MOSCOW, Idaho — A northern Idaho judge has ruled that potentially incriminating statements made to police by a man charged with killing his estranged wife can’t be used at trial.
Second District Judge Michael J. Griffin on Wednesday granted the defense motion made by attorneys for 52-year-old Charles A. Capone.
Rachael Anderson, a 40-year-old mother of four from Clarkston, Wash., was in the process of getting a divorce when she disappeared on April 16, 2010.
Authorities say she was lured to a Moscow, Idaho, auto repair shop owned by Capone, where she was drugged and killed. Her body hasn’t been found.
About three weeks after Anderson’s disappearance, Capone was arrested on a firearms offense and taken to the Moscow Police Department.
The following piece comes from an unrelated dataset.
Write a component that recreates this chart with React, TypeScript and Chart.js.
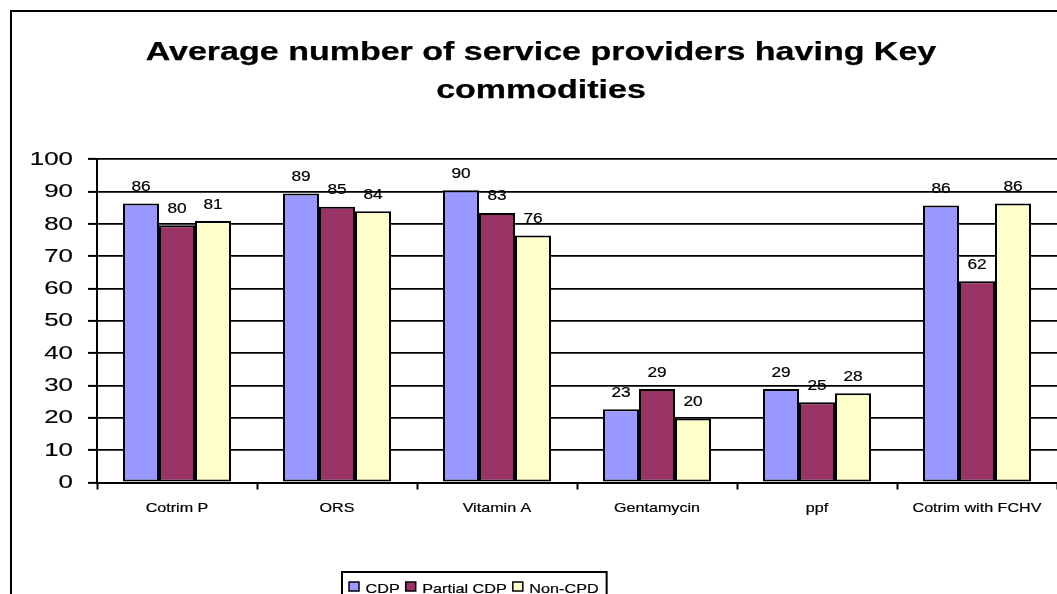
import React, { useEffect, useRef } from "react";
import { Chart, registerables } from "chart.js";

Chart.register(...registerables);

const categories = ["Cotrim P", "ORS", "Vitamin A", "Gentamycin", "ppf", "Cotrim with FCHV"];
const cdp = [86.3, 89.4, 90.4, 22.7, 28.9, 85.7];
const partialCdp = [79.6, 85.3, 83.4, 28.9, 24.8, 62.3];
const nonCpd = [80.9, 83.9, 76.4, 19.8, 27.6, 86.3];
const seriesLabels = ["CDP", "Partial CDP", "Non-CPD"];
const seriesColors = ["#9999FF", "#993366", "#FFFFCC"];
const yMin = 0;
const yMax = 100;
const yStep = 10;
const titleLines = ["Average number of service providers having Key", "commodities"];

const FONT = "'Liberation Sans', Arial, Helvetica, sans-serif";

function stretchText(
  ctx: CanvasRenderingContext2D,
  text: string,
  x: number,
  y: number,
  sx: number,
  align: CanvasTextAlign,
  baseline: CanvasTextBaseline = "alphabetic",
  thicken = 0
) {
  ctx.save();
  ctx.translate(x, y);
  ctx.scale(sx, 1);
  ctx.textAlign = align;
  ctx.textBaseline = baseline;
  ctx.fillText(text, 0, 0);
  if (thicken > 0) {
    ctx.lineWidth = thicken;
    ctx.strokeStyle = ctx.fillStyle as string;
    ctx.strokeText(text, 0, 0);
  }
  ctx.restore();
}

const decorPlugin = {
  id: "decor",
  beforeDraw(chart: any) {
    const ctx = chart.ctx as CanvasRenderingContext2D;
    ctx.save();
    ctx.fillStyle = "#ffffff";
    ctx.fillRect(0, 0, chart.width, chart.height);
    ctx.restore();
  },
  afterDraw(chart: any) {
    const ctx = chart.ctx as CanvasRenderingContext2D;
    ctx.save();
    ctx.fillStyle = "#000";

    // outer frame
    ctx.strokeStyle = "#000";
    ctx.lineWidth = 2;
    ctx.strokeRect(11, 11, chart.width + 50, chart.height + 50);

    // title
    ctx.font = `bold 25px ${FONT}`;
    stretchText(ctx, titleLines[0], 541, 59.5, 1.36, "center", "alphabetic", 0.25);
    stretchText(ctx, titleLines[1], 541, 97.5, 1.36, "center", "alphabetic", 0.25);

    // y tick labels
    const ys = chart.scales.y;
    ctx.font = `18.5px ${FONT}`;
    ys.ticks.forEach((t: any) => {
      const py = ys.getPixelForValue(t.value);
      stretchText(ctx, String(t.value), 73, py + 0.5, 1.4, "right", "middle", 0.15);
    });

    // x tick labels
    const xs = chart.scales.x;
    ctx.font = `13px ${FONT}`;
    categories.forEach((c, i) => {
      const px = xs.getPixelForValue(i);
      stretchText(ctx, c, px, 508, 1.24, "center", "middle", 0.2);
    });

    // data labels
    ctx.font = `15px ${FONT}`;
    chart.data.datasets.forEach((ds: any, di: number) => {
      const meta = chart.getDatasetMeta(di);
      meta.data.forEach((bar: any, i: number) => {
        const v = ds.data[i] as number;
        stretchText(ctx, String(Math.round(v)), bar.x, bar.y - 12.5, 1.15, "center", "alphabetic", 0.2);
      });
    });

    // legend
    ctx.font = `13.5px ${FONT}`;
    const sx = 1.2;
    let x = 349;
    const boxLeft = 342;
    chart.data.datasets.forEach((ds: any) => {
      ctx.fillStyle = ds.backgroundColor;
      ctx.fillRect(x, 582, 10, 9);
      ctx.strokeStyle = "#000";
      ctx.lineWidth = 1.5;
      ctx.strokeRect(x, 582, 10, 9);
      x += 10 + 6.5;
      ctx.fillStyle = "#000";
      stretchText(ctx, ds.label, x, 592.6, sx, "left", "alphabetic", 0.2);
      x += ctx.measureText(ds.label).width * sx + 6;
    });
    ctx.strokeStyle = "#000";
    ctx.lineWidth = 2;
    ctx.strokeRect(boxLeft, 572, x + 2 - boxLeft, 40);

    ctx.restore();
  },
};

export default function App() {
  const ref = useRef<HTMLCanvasElement | null>(null);

  useEffect(() => {
    document.body.style.margin = "0";
    if (!ref.current) return;
    const seriesData = [cdp, partialCdp, nonCpd];
    const chart = new Chart(ref.current, {
      type: "bar",
      data: {
        labels: categories,
        datasets: seriesData.map((d, i) => ({
          label: seriesLabels[i],
          data: d,
          backgroundColor: seriesColors[i],
          borderColor: "#000",
          borderWidth: 2,
          borderSkipped: false,
          categoryPercentage: 0.675,
          barPercentage: 1.0,
        })),
      },
      options: {
        responsive: false,
        animation: false,
        events: [],
        layout: { padding: { top: 159.3, left: 0, right: 0, bottom: 0 } },
        plugins: {
          legend: { display: false },
          title: { display: false },
          tooltip: { enabled: false },
        },
        scales: {
          x: {
            offset: true,
            grid: {
              display: true,
              offset: true,
              drawOnChartArea: false,
              drawTicks: true,
              tickLength: 7,
              tickWidth: 2,
              tickColor: "#000",
              color: "#000",
            },
            border: { display: true, color: "#000", width: 2 },
            ticks: { display: false },
            afterFit: (s: any) => {
              s.height = 594 - 482.5;
            },
          },
          y: {
            min: yMin,
            max: yMax,
            ticks: { display: false, stepSize: yStep },
            grid: {
              color: "#000",
              lineWidth: 1.8,
              drawTicks: true,
              tickLength: 9,
              tickWidth: 2,
              tickColor: "#000",
            },
            border: { display: true, color: "#000", width: 2 },
            afterFit: (s: any) => {
              s.width = 97;
            },
          },
        },
      },
      plugins: [decorPlugin],
    });
    return () => chart.destroy();
  }, []);

  return <canvas ref={ref} width={1057} height={594} style={{ display: "block" }} />;
}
Capone’s attorney, Mark Monson, said that after being read his Miranda rights, Capone invoked his right to an attorney. Monson said testimony given by three different law enforcement officers during the preliminary hearing shows that a law enforcement official from Washington state continued questioning Capone.
According to testimony, Asotin County Sheriff’s Capt. Dan Hally asked Capone if he wanted to talk about Anderson, and Capone said he did. Hally then directed Capone to tell him he killed Anderson and say where her body was located.
Hally testified that Capone responded: “You got one of those correct.”
Also Wednesday, Griffin denied a defense motion to have the first-degree murder trial moved out of Latah County. On a third motion, he said he would rule at a later date whether to allow at trial statements made by Capone’s estranged wife about her fears that Capone was stalking her.
The case appeared to languish for some three years until May 2013, when Capone and David C. Stone were charged with first-degree murder, failure to notify a coroner or law enforcement officer about a death, and conspiracy to commit both of those crimes.
Capone has pleaded not guilty. Monson has argued there’s no evidence of Anderson’s death in Idaho, leaving authorities with speculation and conjecture.
In December, Stone pleaded guilty to failure to notify law enforcement about a death.
The plea on the lesser charge is part of a deal that calls for him to testify at Capone’s trial. If a judge accepts the deal, Stone will be sentenced to seven years in jail, and the murder charge against him will be dropped.
Latah County Prosecutor William Thompson Jr. has said detectives interviewed Stone and believe he is not responsible for Anderson’s death but helped cover it up.
Thompson said a search late last year of the Snake River west of Clarkston was related, in part, to what Stone told investigators.
Capone is being held in the Latah County Jail with a trial scheduled to start June 23.